── Dataset section ──
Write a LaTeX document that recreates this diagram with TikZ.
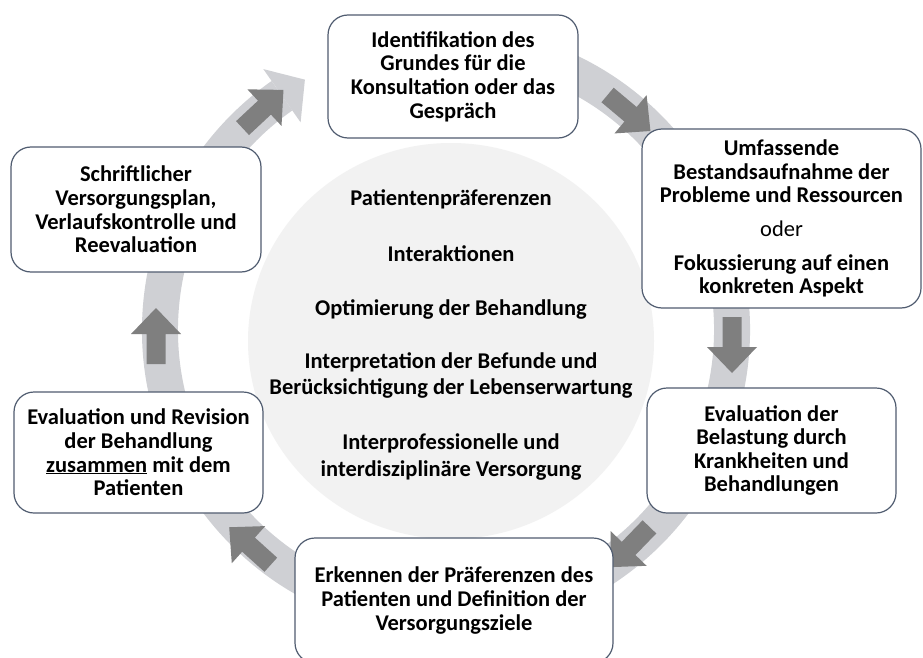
\documentclass[tikz,border=0pt]{standalone}
\usepackage{fontspec}
\setmainfont{Carlito}
\usetikzlibrary{calc}
\definecolor{ringc}{RGB}{207,208,212}
\definecolor{arrc}{RGB}{127,127,127}
\definecolor{circc}{RGB}{242,242,242}
\definecolor{bordc}{RGB}{80,92,112}
\tikzset{
  box/.style={draw=bordc, line width=1.2pt, fill=white, rounded corners=20pt,
    align=center, inner sep=0pt, font=\fontsize{22.5}{23.6}\selectfont\bfseries},
  ctext/.style={align=center, inner sep=0pt, font=\fontsize{22.5}{26.5}\selectfont\bfseries},
  blockarrow/.pic={\fill[arrc] (-28,-9.5) -- (2,-9.5) -- (2,-25) -- (28,0) -- (2,25) -- (2,9.5) -- (-28,9.5) -- cycle;}
}
\begin{document}
\begin{tikzpicture}[x=1pt,y=-1pt]
\useasboundingbox (0,0) rectangle (923,658);
\clip (0,0) rectangle (923,658);
\fill[white] (0,0) rectangle (923,658);
% ring
\coordinate (C) at (446,330);
\draw[ringc, line width=36pt] ($(C)+(-80:286)$) arc[start angle=-80, end angle=235, radius=286];
\fill[ringc] ($(C)+(235:318.5)$) -- ($(C)+(235:286)+(325:28)$) -- ($(C)+(235:253.5)$) -- cycle;
% central circle
\fill[circc] (451,341) ellipse[x radius=203, y radius=198];
% block arrows
\pic[rotate=43] (a1) at (263,109) {blockarrow};
\pic[rotate=-40] (a2) at (629,113) {blockarrow};
\pic[rotate=-90] (a3) at (732,345) {blockarrow};
\pic[rotate=-134] (a4) at (630,547) {blockarrow};
\pic[rotate=138] (a5) at (250,546) {blockarrow};
\pic[rotate=90] (a6) at (156,336) {blockarrow};
% boxes
\node[box, minimum width=250pt, minimum height=123pt] (idf) at (453,76.5)
  {Identifikation des\\Grundes für die\\Konsultation oder das\\Gespräch};
\node[box, minimum width=279pt, minimum height=179pt] (bestand) at (781.5,218.5)
  {Umfassende\\Bestandsaufnahme der\\Probleme und Ressourcen\\[10pt]{\mdseries oder}\\[10pt]Fokussierung auf einen\\konkreten Aspekt};
\node[box, minimum width=249pt, minimum height=125pt] (belast) at (771.5,450.5)
  {Evaluation der\\Belastung durch\\Krankheiten und\\Behandlungen};
\node[box, minimum width=318pt, minimum height=125pt] (praef) at (454,600.5)
  {Erkennen der Präferenzen des\\Patienten und Definition der\\Versorgungsziele};
\node[box, minimum width=249pt, minimum height=121pt] (revision) at (138.5,452.5)
  {Evaluation und Revision\\der Behandlung\\\underline{zusammen} mit dem\\Patienten};
\node[box, minimum width=250pt, minimum height=125pt] (plan) at (136,209.5)
  {Schriftlicher\\Versorgungsplan,\\Verlaufskontrolle und\\Reevaluation};
% central texts
\node[ctext] (t1) at (451,199) {Patientenpräferenzen};
\node[ctext] (t2) at (451,254) {Interaktionen};
\node[ctext] (t3) at (451,309) {Optimierung der Behandlung};
\node[ctext] (t4) at (451,375.5) {Interpretation der Befunde und\\Berücksichtigung der Lebenserwartung};
\node[ctext] (t5) at (451,457) {Interprofessionelle und\\interdisziplinäre Versorgung};
\end{tikzpicture}
\end{document}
───
### Directions for this task
Skip the pictures, then retype every line above exactly.

### Result of this exercise
Write a LaTeX document that recreates this diagram with TikZ.
\documentclass[tikz,border=0pt]{standalone}
\usepackage{fontspec}
\setmainfont{Carlito}
\usetikzlibrary{calc}
\definecolor{ringc}{RGB}{207,208,212}
\definecolor{arrc}{RGB}{127,127,127}
\definecolor{circc}{RGB}{242,242,242}
\definecolor{bordc}{RGB}{80,92,112}
\tikzset{
  box/.style={draw=bordc, line width=1.2pt, fill=white, rounded corners=20pt,
    align=center, inner sep=0pt, font=\fontsize{22.5}{23.6}\selectfont\bfseries},
  ctext/.style={align=center, inner sep=0pt, font=\fontsize{22.5}{26.5}\selectfont\bfseries},
  blockarrow/.pic={\fill[arrc] (-28,-9.5) -- (2,-9.5) -- (2,-25) -- (28,0) -- (2,25) -- (2,9.5) -- (-28,9.5) -- cycle;}
}
\begin{document}
\begin{tikzpicture}[x=1pt,y=-1pt]
\useasboundingbox (0,0) rectangle (923,658);
\clip (0,0) rectangle (923,658);
\fill[white] (0,0) rectangle (923,658);
% ring
\coordinate (C) at (446,330);
\draw[ringc, line width=36pt] ($(C)+(-80:286)$) arc[start angle=-80, end angle=235, radius=286];
\fill[ringc] ($(C)+(235:318.5)$) -- ($(C)+(235:286)+(325:28)$) -- ($(C)+(235:253.5)$) -- cycle;
% central circle
\fill[circc] (451,341) ellipse[x radius=203, y radius=198];
% block arrows
\pic[rotate=43] (a1) at (263,109) {blockarrow};
\pic[rotate=-40] (a2) at (629,113) {blockarrow};
\pic[rotate=-90] (a3) at (732,345) {blockarrow};
\pic[rotate=-134] (a4) at (630,547) {blockarrow};
\pic[rotate=138] (a5) at (250,546) {blockarrow};
\pic[rotate=90] (a6) at (156,336) {blockarrow};
% boxes
\node[box, minimum width=250pt, minimum height=123pt] (idf) at (453,76.5)
  {Identifikation des\\Grundes für die\\Konsultation oder das\\Gespräch};
\node[box, minimum width=279pt, minimum height=179pt] (bestand) at (781.5,218.5)
  {Umfassende\\Bestandsaufnahme der\\Probleme und Ressourcen\\[10pt]{\mdseries oder}\\[10pt]Fokussierung auf einen\\konkreten Aspekt};
\node[box, minimum width=249pt, minimum height=125pt] (belast) at (771.5,450.5)
  {Evaluation der\\Belastung durch\\Krankheiten und\\Behandlungen};
\node[box, minimum width=318pt, minimum height=125pt] (praef) at (454,600.5)
  {Erkennen der Präferenzen des\\Patienten und Definition der\\Versorgungsziele};
\node[box, minimum width=249pt, minimum height=121pt] (revision) at (138.5,452.5)
  {Evaluation und Revision\\der Behandlung\\\underline{zusammen} mit dem\\Patienten};
\node[box, minimum width=250pt, minimum height=125pt] (plan) at (136,209.5)
  {Schriftlicher\\Versorgungsplan,\\Verlaufskontrolle und\\Reevaluation};
% central texts
\node[ctext] (t1) at (451,199) {Patientenpräferenzen};
\node[ctext] (t2) at (451,254) {Interaktionen};
\node[ctext] (t3) at (451,309) {Optimierung der Behandlung};
\node[ctext] (t4) at (451,375.5) {Interpretation der Befunde und\\Berücksichtigung der Lebenserwartung};
\node[ctext] (t5) at (451,457) {Interprofessionelle und\\interdisziplinäre Versorgung};
\end{tikzpicture}
\end{document}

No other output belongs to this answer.